Tanto Orban como Bolsonaro también han labrado un pacto excluyente entre la religión y el Estado, atacando en ocasiones lo que la ultraderecha ha denominado «ideología de género», que en realidad es la igualdad de género. En 2018, el gobierno de Orban logró incluir en la Constitución húngara la obligación del Estado de proteger la cultura cristiana. En 2019, el gobierno de Orban recortó todos los fondos para los estudios de género en las universidades públicas. En Brasil, el movimiento por las escuelas no partidistas, que ha sido apoyado por el presidente y el antiguo partido político del presidente, ha reforzado su llamamiento a la censura en las escuelas, especialmente en lo que respecta a los derechos de las mujeres y LGBTI. En esta interpretación del cristianismo, no hay espacio para la igualdad de género o el amor entre personas del mismo sexo.
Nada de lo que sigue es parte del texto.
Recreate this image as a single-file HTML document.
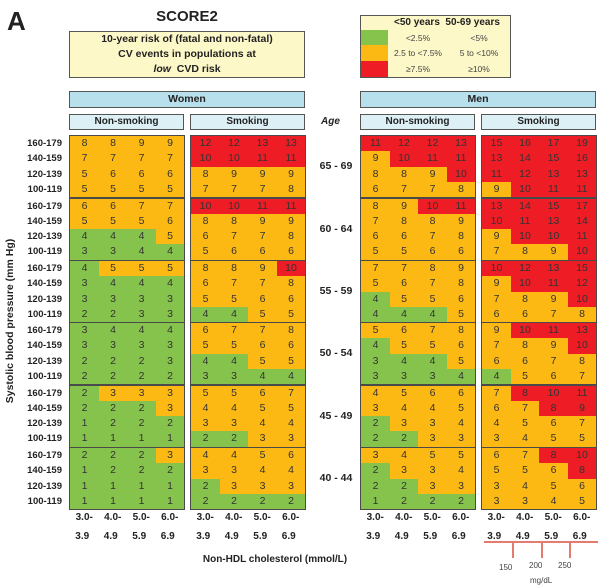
<!DOCTYPE html>
<html><head><meta charset="utf-8">
<style>
body{margin:0;background:#fff;}
#c{position:relative;width:600px;height:586px;overflow:hidden;font-family:"Liberation Sans",sans-serif;color:#222;}
.a{position:absolute;}
.box{position:absolute;box-sizing:border-box;border:1.5px solid #555;}
.t{position:absolute;font-weight:bold;font-size:10px;text-align:center;}
</style></head><body>
<div id="c">
<div class="a" style="left:7px;top:6px;font-size:26px;font-weight:bold;">A</div>
<div class="a" style="left:130px;top:8px;width:114px;text-align:center;font-size:15px;font-weight:bold;">SCORE2</div>
<div class="box" style="left:69px;top:31px;width:236px;height:47px;background:#fdf8c8;font-size:10.5px;font-weight:bold;text-align:center;line-height:15px;padding-top:0px;">10-year risk of (fatal and non-fatal)<br>CV events in populations at<br><i>low</i>&nbsp; CVD risk</div>
<div class="box" style="left:360px;top:15px;width:151px;height:63px;background:#fdf8c8;"></div>
<div class="a" style="left:361px;top:30px;width:27px;height:15px;background:#86c34c"></div>
<div class="a" style="left:361px;top:45px;width:27px;height:16px;background:#fdb913"></div>
<div class="a" style="left:361px;top:61px;width:27px;height:16px;background:#ee1c25"></div>
<div class="a" style="left:394px;top:17px;font-size:10px;font-weight:bold;">&lt;50 years&nbsp; 50-69 years</div>
<div class="a" style="left:389px;top:33px;width:58px;text-align:center;font-size:8.5px;color:#444">&lt;2.5%</div>
<div class="a" style="left:448px;top:33px;width:62px;text-align:center;font-size:8.5px;color:#444">&lt;5%</div>
<div class="a" style="left:389px;top:48px;width:58px;text-align:center;font-size:8.5px;color:#444">2.5 to &lt;7.5%</div>
<div class="a" style="left:448px;top:48px;width:62px;text-align:center;font-size:8.5px;color:#444">5 to &lt;10%</div>
<div class="a" style="left:389px;top:64px;width:58px;text-align:center;font-size:8.5px;color:#444">≥7.5%</div>
<div class="a" style="left:448px;top:64px;width:62px;text-align:center;font-size:8.5px;color:#444">≥10%</div>

<div class="box" style="left:69px;top:91px;width:236px;height:17px;background:#b8e0ec;font-size:10.5px;font-weight:bold;text-align:center;line-height:14px;">Women</div>
<div class="box" style="left:360px;top:91px;width:236px;height:17px;background:#b8e0ec;font-size:10.5px;font-weight:bold;text-align:center;line-height:14px;">Men</div>
<div class="box" style="left:69px;top:114px;width:115px;height:16px;background:#dcf0f6;font-size:10px;font-weight:bold;text-align:center;line-height:13px;">Non-smoking</div>
<div class="box" style="left:190px;top:114px;width:115px;height:16px;background:#dcf0f6;font-size:10px;font-weight:bold;text-align:center;line-height:13px;">Smoking</div>
<div class="box" style="left:360px;top:114px;width:115px;height:16px;background:#dcf0f6;font-size:10px;font-weight:bold;text-align:center;line-height:13px;">Non-smoking</div>
<div class="box" style="left:481px;top:114px;width:115px;height:16px;background:#dcf0f6;font-size:10px;font-weight:bold;text-align:center;line-height:13px;">Smoking</div>
<div class="a" style="left:321px;top:116px;font-size:10px;font-weight:bold;font-style:italic;">Age</div>
<div class="a" style="left:-80px;top:315px;width:180px;text-align:center;transform:rotate(-90deg);font-size:10.5px;font-weight:bold;">Systolic blood pressure (mm Hg)</div>
<div class="a" style="left:160px;top:554px;width:230px;text-align:center;font-size:10px;font-weight:bold;">Non-HDL cholesterol (mmol/L)</div>
<div class="a" style="left:484px;top:541px;width:114px;height:1.5px;background:#e57b6e"></div>
<div class="a" style="left:512px;top:541px;width:1.5px;height:17px;background:#e57b6e"></div>
<div class="a" style="left:541px;top:541px;width:1.5px;height:17px;background:#e57b6e"></div>
<div class="a" style="left:569px;top:541px;width:1.5px;height:17px;background:#e57b6e"></div>
<div class="a" style="left:499px;top:563px;font-size:8px;color:#444">150</div>
<div class="a" style="left:529px;top:561px;font-size:8px;color:#444">200</div>
<div class="a" style="left:558px;top:561px;font-size:8px;color:#444">250</div>
<div class="a" style="left:530px;top:576px;font-size:8px;color:#444">mg/dL</div>
</div>
<script>
var D={
WN:[[[8,8,9,9],[7,7,7,7],[5,6,6,6],[5,5,5,5]],[[6,6,7,7],[5,5,5,6],[4,4,4,5],[3,3,4,4]],[[4,5,5,5],[3,4,4,4],[3,3,3,3],[2,2,3,3]],[[3,4,4,4],[3,3,3,3],[2,2,2,3],[2,2,2,2]],[[2,3,3,3],[2,2,2,3],[1,2,2,2],[1,1,1,1]],[[2,2,2,3],[1,2,2,2],[1,1,1,1],[1,1,1,1]]],
WS:[[[12,12,13,13],[10,10,11,11],[8,9,9,9],[7,7,7,8]],[[10,10,11,11],[8,8,9,9],[6,7,7,8],[5,6,6,6]],[[8,8,9,10],[6,7,7,8],[5,5,6,6],[4,4,5,5]],[[6,7,7,8],[5,5,6,6],[4,4,5,5],[3,3,4,4]],[[5,5,6,7],[4,4,5,5],[3,3,4,4],[2,2,3,3]],[[4,4,5,6],[3,3,4,4],[2,3,3,3],[2,2,2,2]]],
MN:[[[11,12,12,13],[9,10,11,11],[8,8,9,10],[6,7,7,8]],[[8,9,10,11],[7,8,8,9],[6,6,7,8],[5,5,6,6]],[[7,7,8,9],[5,6,7,8],[4,5,5,6],[4,4,4,5]],[[5,6,7,8],[4,5,5,6],[3,4,4,5],[3,3,3,4]],[[4,5,6,6],[3,4,4,5],[2,3,3,4],[2,2,3,3]],[[3,4,5,5],[2,3,3,4],[2,2,3,3],[1,2,2,2]]],
MS:[[[15,16,17,19],[13,14,15,16],[11,12,13,13],[9,10,11,11]],[[13,14,15,17],[10,11,13,14],[9,10,10,11],[7,8,9,10]],[[10,12,13,15],[9,10,11,12],[7,8,9,10],[6,6,7,8]],[[9,10,11,13],[7,8,9,10],[6,6,7,8],[4,5,6,7]],[[7,8,10,11],[6,7,8,9],[4,5,6,7],[3,4,5,5]],[[6,7,8,10],[5,5,6,8],[3,4,5,6],[3,3,4,5]]]};
var P={WN:70,WS:191,MN:361,MS:482},W=114;
var tops=[136,198.5,261,323,385.5,448],gh=61,rh=gh/4;
var ages=["65 - 69","60 - 64","55 - 59","50 - 54","45 - 49","40 - 44"];
var bps=["160-179","140-159","120-139","100-119"];
var h="";
function col(v,g){var old=g<4;if(old){return v<=4?"#86c34c":v<=9?"#fdb913":"#ee1c25";}return v<=2?"#86c34c":v<=7?"#fdb913":"#ee1c25";}
for(var g=0;g<6;g++){var T=tops[g];
 h+='<div class="t" style="left:312px;top:'+(T+24)+'px;width:48px;font-size:10.5px">'+ages[g]+'</div>';
 for(var r=0;r<4;r++)h+='<div class="t" style="left:0;top:'+(T+r*rh+2)+'px;width:62px;text-align:right;font-size:9.5px">'+bps[r]+'</div>';
 for(var k in P){var x=P[k];
  for(var r=0;r<4;r++)for(var c=0;c<4;c++){var v=D[k][g][r][c];
   h+='<div class="a" style="left:'+(x+c*W/4)+'px;top:'+(T+r*rh)+'px;width:'+(W/4+0.5)+'px;height:'+(rh+0.5)+'px;background:'+col(v,g)+';font-size:10.5px;text-align:center;line-height:'+rh+'px;color:#333">'+v+'</div>';}
  h+='<div class="box" style="left:'+(x-1)+'px;top:'+(T-1)+'px;width:'+(W+2)+'px;height:'+(gh+2)+'px;border-color:#4a4a4a"></div>';
 }}
for(var k in P){var x=P[k];for(var c=0;c<4;c++){var a=(3+c)+".0-",b=(3+c)+".9";
 h+='<div class="t" style="left:'+(x+c*W/4)+'px;top:512px;width:'+(W/4)+'px">'+a+'</div>';
 h+='<div class="t" style="left:'+(x+c*W/4-2)+'px;top:531px;width:'+(W/4)+'px">'+b+'</div>';}}
document.getElementById("c").insertAdjacentHTML("beforeend",h);
</script>
</body></html>
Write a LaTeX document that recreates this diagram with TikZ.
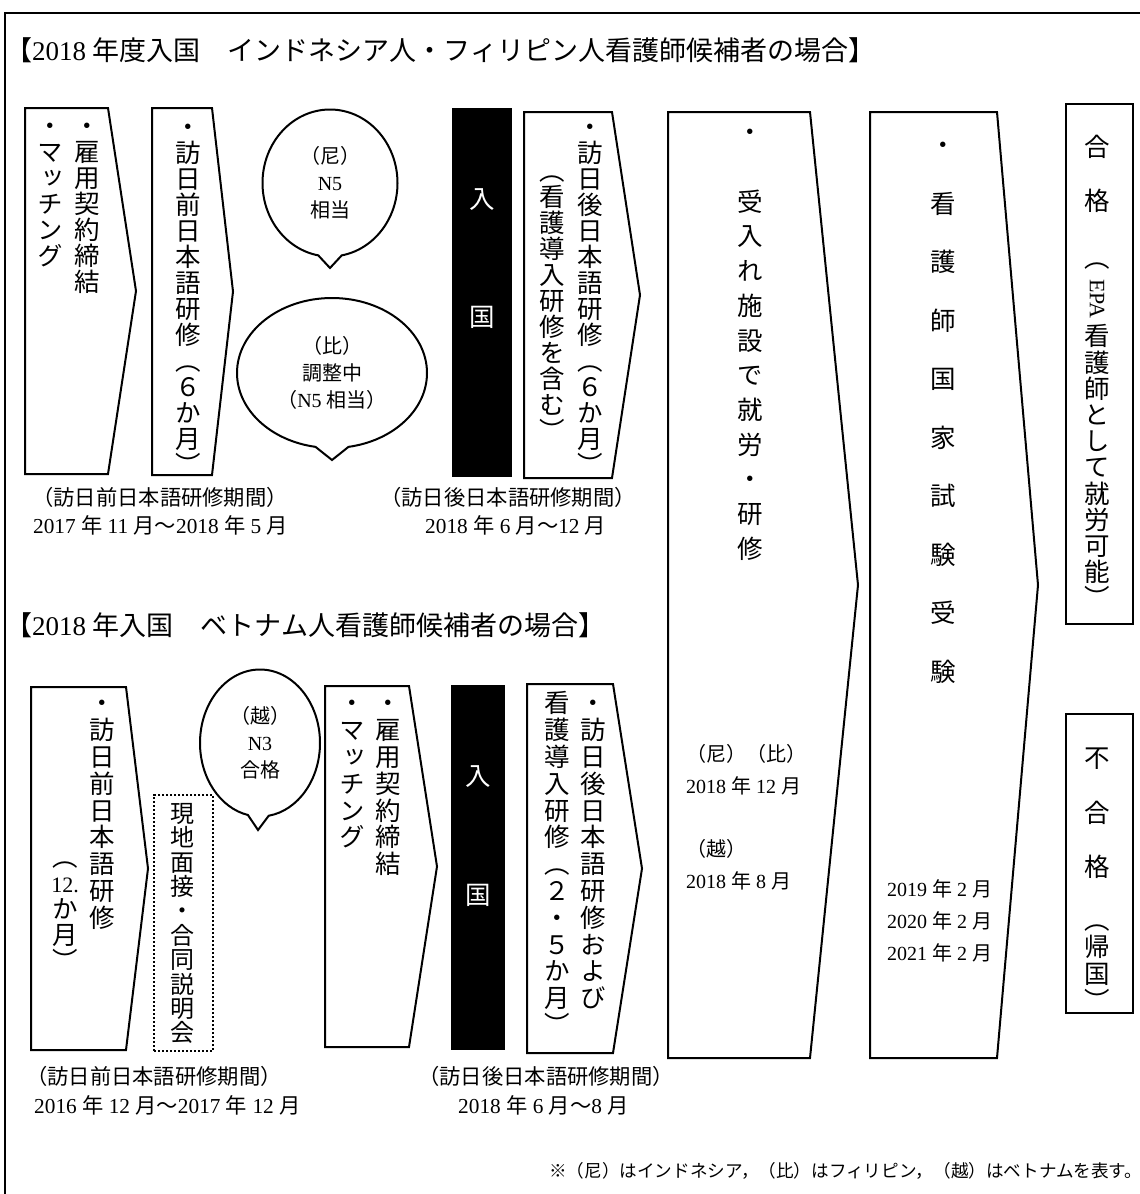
\documentclass[tikz,border=0pt]{standalone}
\usepackage{fontspec}
\setmainfont{Liberation Serif}
\newfontfamily\jph{Noto Sans CJK JP}
\newfontfamily\jpv{Noto Sans CJK JP}[RawFeature=+vert]
\usetikzlibrary{shapes.callouts}
\newXeTeXintercharclass\cjkcls
\makeatletter
\count@="3000
\loop
  \XeTeXcharclass\count@=\cjkcls
  \advance\count@\@ne
\ifnum\count@<"A000 \repeat
\count@="FF00
\loop
  \XeTeXcharclass\count@=\cjkcls
  \advance\count@\@ne
\ifnum\count@<"FFF0 \repeat
\XeTeXcharclass"203B=\cjkcls
\makeatother
\let\jpcur\jph
\XeTeXinterchartoks 0 \cjkcls = {\jpcur}
\XeTeXinterchartoks 4095 \cjkcls = {\jpcur}
\XeTeXinterchartoks \cjkcls 0 = {\rmfamily}
\XeTeXinterchartoks \cjkcls 4095 = {\rmfamily}
\newdimen\vpitch
\newcommand\vcell[1]{\hbox to 1em{\hss\vbox to \vpitch{\vss\hbox{\vrule width 0pt height 0.88em depth 0.12em\relax #1}\vss}\hss}}
\ExplSyntaxOn
\NewDocumentCommand\vt{mm}{\vbox{\offinterlineskip \dim_set:Nn \vpitch {#1} \let\jpcur\jpv \tl_map_inline:nn {#2} {\vcell{##1}}}}
\ExplSyntaxOff
\newcommand\pent[5]{\draw[shp] (#1,#2) -- (#3,#2) -- ({#3+#4},{(#2+#5)/2}) -- (#3,#5) -- (#1,#5) -- cycle;}
\tikzset{
  shp/.style={draw, line width=2pt, line join=miter},
  frm/.style={line width=2.8pt},
  vcol/.style={inner sep=0pt, anchor=north, font=\fontsize{25.5pt}{25.5pt}\selectfont},
  lbl/.style={inner sep=0pt, anchor=west, text height=0.88em, text depth=0.12em},
  ttl/.style={lbl, font=\fontsize{27pt}{27pt}\selectfont},
  captxt/.style={lbl, font=\fontsize{21.3pt}{21.3pt}\selectfont},
  sml/.style={lbl, font=\fontsize{20pt}{20pt}\selectfont},
  blackbar/.style={fill=black, draw=none, inner sep=0pt},
  bartxt/.style={inner sep=0pt, text=white, font=\fontsize{25.5pt}{25.5pt}\selectfont},
  rbox/.style={draw, line width=2pt, inner sep=0pt},
  dotbx/.style={draw, line width=2.6pt, dash pattern=on 2.4pt off 1.6pt, inner sep=0pt},
  bbl/.style={ellipse callout, draw, line width=2pt, inner sep=0pt, callout pointer arc=20, align=center, font=\fontsize{20pt}{27pt}\selectfont},
}
\begin{document}
\XeTeXinterchartokenstate=1
\begin{tikzpicture}[x=1pt,y=-1pt]
\useasboundingbox (0,0) rectangle (1140,1194);
\fill[white] (0,0) rectangle (1140,1194);
\coordinate (fbl) at (5,1210);
\coordinate (ftl) at (5,13);
\coordinate (ftr) at (1150,13);
\draw[frm] (fbl) -- (ftl) -- (ftr);

% titles
\node[ttl] (t1) at (5,57) {【2018 年度入国　インドネシア人・フィリピン人看護師候補者の場合】};
\node[ttl] (t2) at (5,632) {【2018 年入国　ベトナム人看護師候補者の場合】};

% ---------- top row ----------
\pent{25}{108}{108}{28}{474}
\node[vcol] (p1r) at (87,113) {\vt{26pt}{・雇用契約締結}};
\node[vcol] (p1l) at (50,113) {\vt{26pt}{・マッチング}};

\pent{152}{108}{212}{21}{475}
\node[vcol] (p2) at (188,114) {\vt{26pt}{・訪日前日本語研修（６か月）}};

\node[bbl, minimum width=135pt, minimum height=147pt, callout absolute pointer={(330,268)}] (b1) at (330,183) {（尼）\\N5\\相当};
\node[bbl, minimum width=190pt, minimum height=150pt, callout absolute pointer={(332,460)}] (b2) at (332,373) {（比）\\調整中\\（N5 相当）};

\node[blackbar, minimum width=60pt, minimum height=369pt] (bar1) at (482,292.5) {};
\node[bartxt] (bar1a) at (482,200) {入};
\node[bartxt] (bar1b) at (482,317) {国};

\pent{524}{112}{612}{28}{478}
\node[vcol] (p3r) at (590,114) {\vt{26pt}{・訪日後日本語研修（６か月）}};
\node[vcol] (p3l) at (552,158) {\vt{26pt}{（看護導入研修を含む）}};

\pent{668}{112}{810}{48}{1058}
\node[vcol] (p4) at (750,114.6) {\vt{34.7pt}{・{}受入れ施設で就労・研修}};
\node[sml] (p4a) at (686,758) {（尼）（比）};
\node[sml] (p4b) at (686,790) {2018 年 12 月};
\node[sml] (p4c) at (686,853) {（越）};
\node[sml] (p4d) at (686,885) {2018 年 8 月};

\pent{870}{112}{997}{41}{1058}
\node[vcol] (p5) at (943,115.7) {\vt{58.5pt}{・看護師国家試験受験}};
\node[sml] (p5a) at (887,893) {2019 年 2 月};
\node[sml] (p5b) at (887,925) {2020 年 2 月};
\node[sml] (p5c) at (887,957) {2021 年 2 月};

\node[rbox, minimum width=67pt, minimum height=520pt] (pass) at (1099.5,364) {};
\node[vcol] (pass1) at (1097,133.5) {\vt{27pt}{合{}格}};
\node[vcol] (pass2) at (1097,245) {\vt{26pt}{（}};
\node[inner sep=0pt, rotate=-90, font=\fontsize{22pt}{22pt}\selectfont] (pass3) at (1097,299) {EPA};
\node[vcol] (pass4) at (1097,322.9) {\vt{26.2pt}{看護師として就労可能）}};

\node[rbox, minimum width=67pt, minimum height=299pt] (fail) at (1099.5,863.5) {};
\node[vcol] (fail1) at (1097,730.75) {\vt{54.5pt}{不合格}};
\node[vcol] (fail2) at (1097,906.5) {\vt{27pt}{（帰国）}};

\node[captxt] (c1a) at (32,502) {（訪日前日本語研修期間）};
\node[captxt] (c1b) at (33,530) {2017 年 11 月～2018 年 5 月};
\node[captxt] (c2a) at (380,502) {（訪日後日本語研修期間）};
\node[captxt] (c2b) at (425,530) {2018 年 6 月～12 月};

% ---------- bottom row ----------
\pent{31}{687}{126}{22}{1050}
\node[vcol] (q1r) at (102,689.6) {\vt{26.8pt}{・訪日前日本語研修}};
\node[vcol] (q1l) at (65,844) {\vt{26pt}{（{\fontsize{22pt}{22pt}\selectfont 12.}か月）}};

\node[dotbx, minimum width=59pt, minimum height=256pt] (dot) at (183.5,923) {};
\node[vcol, font=\fontsize{24pt}{24pt}\selectfont] (dott) at (182,800.8) {\vt{24.4pt}{現地面接・合同説明会}};

\node[bbl, minimum width=120pt, minimum height=147pt, callout absolute pointer={(258,830)}] (b3) at (260,743) {（越）\\N3\\合格};

\pent{325}{686}{409}{28}{1047}
\node[vcol] (q4r) at (388,689.6) {\vt{26.8pt}{・雇用契約締結}};
\node[vcol] (q4l) at (352,689.6) {\vt{26.8pt}{・マッチング}};

\node[blackbar, minimum width=54pt, minimum height=365pt] (bar2) at (478,867.5) {};
\node[bartxt] (bar2a) at (478,777) {入};
\node[bartxt] (bar2b) at (478,895) {国};

\pent{527}{684}{613}{29}{1053}
\node[vcol] (q6r) at (593,689.6) {\vt{26.8pt}{・訪日後日本語研修および}};
\node[vcol] (q6l) at (557,689.6) {\vt{26.8pt}{看護導入研修（２・５か月）}};

\node[captxt] (c3a) at (26,1081) {（訪日前日本語研修期間）};
\node[captxt] (c3b) at (34,1110) {2016 年 12 月～2017 年 12 月};
\node[captxt] (c4a) at (418,1081) {（訪日後日本語研修期間）};
\node[captxt] (c4b) at (458,1110) {2018 年 6 月～8 月};

\node[lbl, font=\fontsize{17.6pt}{17.6pt}\selectfont] (note) at (549,1174) {※（尼）はインドネシア，（比）はフィリピン，（越）はベトナムを表す。};
\end{tikzpicture}
\end{document}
Las OSC también han sido percibidas como amenazas tanto por Orban como por Bolsonaro. En 2017, Orban aprobó una ley, supuestamente destinada a promover la transparencia entre las OSC, pero que en realidad imponía restricciones para acceder a los fondos al obligar a dichas organizaciones a desvelar detalles específicos sobre sus donantes extranjeros y a identificarse como «organizaciones que reciben apoyo del extranjero», muy en sintonía con la ley rusa de «agentes extranjeros». La Comisión de Venecia y el Abogado General de la Unión Europea han entendido que la ley de 2017 viola el derecho a la libertad de asociación, entre otros derechos. No hay democracia cuando se obliga a los individuos a luchar aisladamente contra el Estado.
Orban, sin embargo, no estaba satisfecho. En 2018, impulsó la aprobación de más leyes contra las OSC, que se basaron en la creación de su primer enemigo falso: los refugiados. Una de esas leyes criminalizaba cualquier apoyo, incluyendo la «financiación», la «creación de redes» y la «producción de materiales informativos» utilizados para proteger ciertos derechos de los refugiados en Hungría.
En Brasil, Bolsonaro ha intentado restringir la financiación de las organizaciones ambientales de la sociedad civil. A principios de 2019, la administración de Bolsonaro intentó suspender todos los contratos entre el «Fondo Amazonas» y las OSC. Una vez que el gobierno se dio cuenta de lo mal concebido (e ineficiente) que había sido al fraguar un ataque directo, simplemente extinguió los órganos de participación del «Fondo Amazonia», lo que llevó a Alemania y Noruega a detener sus contribuciones al Fondo.
Las similitudes entre Hungría y Brasil también se pueden encontrar en los niveles persistentes o crecientes de corrupción. Transparencia Internacional acaba de publicar su Índice de Percepción de la Corrupción para 2019. El índice califica a los países de 0 a 100, donde el cero expresa un caso extremo de corrupción y el 100, un caso perfecto de integridad. Aunque Bolsonaro fue elegido con un discurso anticorrupción, Brasil se mantuvo en el puesto 35, por debajo de la media de América, y cayó al puesto 106 del mundo. Un patrón similar se puede percibir en Hungría. En este último país, sin embargo, el retroceso ha durado 10 años. En 2019, Hungría ocupó el puesto 44, manteniéndose en el último lugar de su región.
Detener la centralización del poder en Brasil requiere un reconocimiento de esta forma contemporánea de autoritarismo, que no se basa en un golpe militar -como hemos visto en tantas partes de América Latina en el último siglo-. Por el contrario, se construye sobre la base de reformas legales e institucionales que parecen fragmentadas y matizadas, pero que, en conjunto, son capaces de socavar la estructura de la democracia, desde la protección de los derechos hasta el estado de derecho.